2 min read Original article ↗

Meanwhile, researchers at the Massachusetts Institute of Technology, University College London (UCL) and Aarhus University have conducted a joint study into the use of cookies.

They analysed five companies which offer consent management platforms (CMP) for cookies used by the UK's top 10,000 websites.

Despite EU privacy laws stating that consent for cookies must be informed, specific and freely given, the research suggests that only 11.8% of the sites met the minimal requirements of GDPR (General Data Protection Regulation) law.

Instead they were found to blanket data consent options in complicated site design, such as:

  • pre-ticked boxes

  • "burying" decline buttons on later pages

  • multiple clicks

  • tracking users before consent and after pressing "reject"

Just over half the sites studied did not have "rejecting all" tracking as an option.

Of the sites which did, only 12.6% made it accessible through the same or fewer clicks as the option to "accept all".

Quantcast, the largest company analysed, typically asks for permission to share data with 542 different companies, explains study co-author Michael Veale, from UCL.

In response, the firm told the BBC: "Our default recommended settings grant equal prominence to the "I Accept" and "I Do Not Accept" buttons, and do not pre-select choices for any data processing purposes.
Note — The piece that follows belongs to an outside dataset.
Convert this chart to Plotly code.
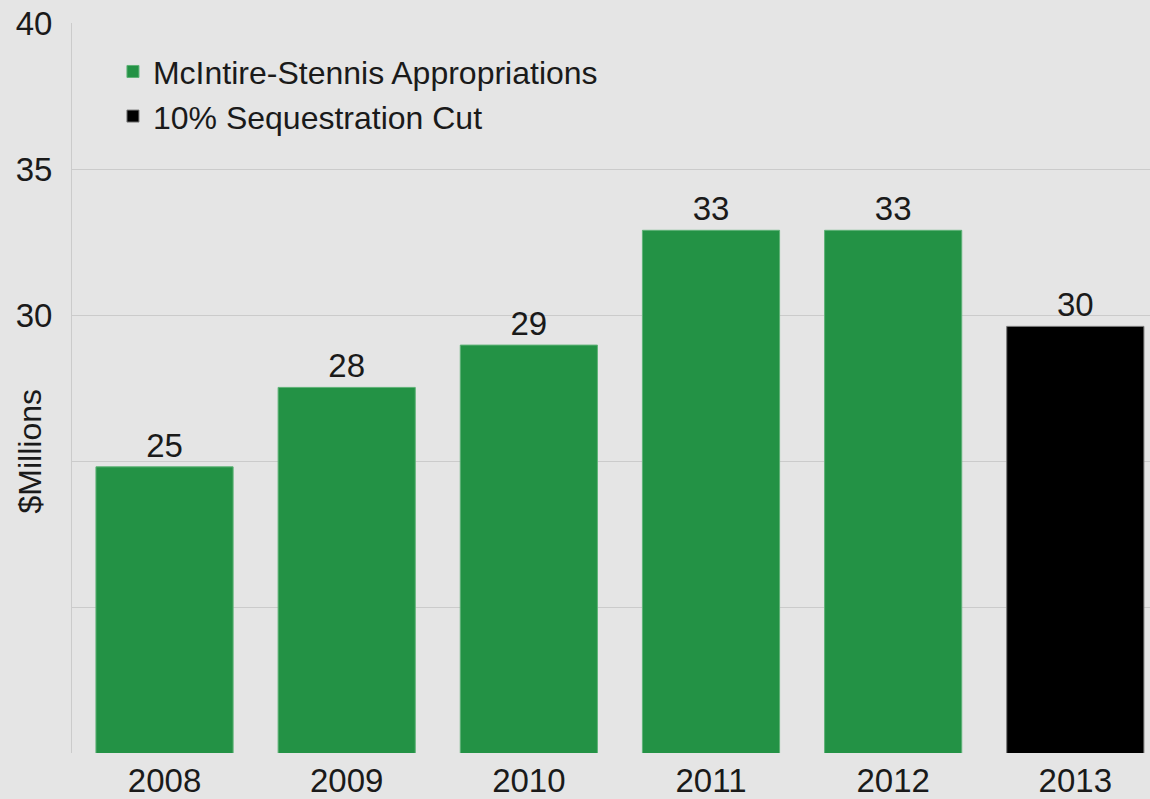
import plotly.graph_objects as go

years_main = ["2008", "2009", "2010", "2011", "2012"]
values_main = [24.8, 27.52, 28.97, 32.9, 32.9]
years_cut = ["2013"]
values_cut = [29.61]
categories = ["2008", "2009", "2010", "2011", "2012", "2013"]
y_tick_vals = [15, 20, 25, 30, 35, 40]
y_tick_text = ["", "", "", "30", "35", "40"]

FONT = "Liberation Sans"
TEXT = "#1a1a1a"
FS = 33

fig = go.Figure()
fig.add_trace(go.Bar(
    x=years_main, y=values_main, name="McIntire-Stennis Appropriations",
    marker=dict(color="#239245", line=dict(color="#5fb277", width=1)),
    texttemplate="%{y:.0f}", textposition="outside",
    textfont=dict(size=FS, color=TEXT, family=FONT), cliponaxis=False,
))
fig.add_trace(go.Bar(
    x=years_cut, y=values_cut, name="10% Sequestration Cut",
    marker=dict(color="#000000", line=dict(color="#777777", width=1)),
    texttemplate="%{y:.0f}", textposition="outside",
    textfont=dict(size=FS, color=TEXT, family=FONT), cliponaxis=False,
))

fig.update_layout(
    width=1150, height=799,
    margin=dict(l=72, r=0, t=23, b=46, autoexpand=False),
    paper_bgcolor="#e5e5e5", plot_bgcolor="#e5e5e5",
    font=dict(family=FONT, size=FS, color=TEXT),
    bargap=0.247, barmode="overlay",
    showlegend=True,
    legend=dict(x=0.038, y=0.971, xanchor="left", yanchor="top",
                bgcolor="rgba(0,0,0,0)", font=dict(size=FS - 1, family=FONT, color=TEXT),
                tracegroupgap=0),
    xaxis=dict(categoryorder="array", categoryarray=categories,
               range=[-0.508, 5.41], showgrid=False, ticks="", showline=False,
               ticklabelstandoff=5,
               tickfont=dict(size=FS, family=FONT, color=TEXT)),
    yaxis=dict(range=[15, 40], tickvals=y_tick_vals, ticktext=y_tick_text,
               showgrid=True, gridcolor="#cbcbcb", gridwidth=1,
               showline=True, linecolor="#cbcbcb", linewidth=1,
               ticks="", ticklabelstandoff=12, zeroline=False,
               tickfont=dict(size=FS, family=FONT, color=TEXT)),
    annotations=[dict(text="$Millions", textangle=-90, xref="paper", yref="paper",
                      x=-0.039, y=0.413, xanchor="center", yanchor="middle",
                      showarrow=False, font=dict(size=32, family=FONT, color=TEXT))],
)

fig.write_html(
    "out.html",
    config={"displayModeBar": False},
    post_script="document.body.style.margin='0';document.body.style.overflow='hidden';",
)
While we strongly encourage that these defaults are used, website owners ultimately retain control over the customisation and presentation of their properties.

Crownpeak, another CMP provider, said that its default configuration was also set up to enforce prior consent.

The researchers estimate it would take, on average, more than half an hour to read through what the third-party companies are doing with your data, and even longer to read all their privacy policies.

"It's a joke and there's no actual way you could do this realistically," said Dr Veale.

"Consent should always have been a clear positive action, laws on tracking have been unenforced for a decade and the result is regulators not knowing where to start to cope with the scale of the widespread illegality."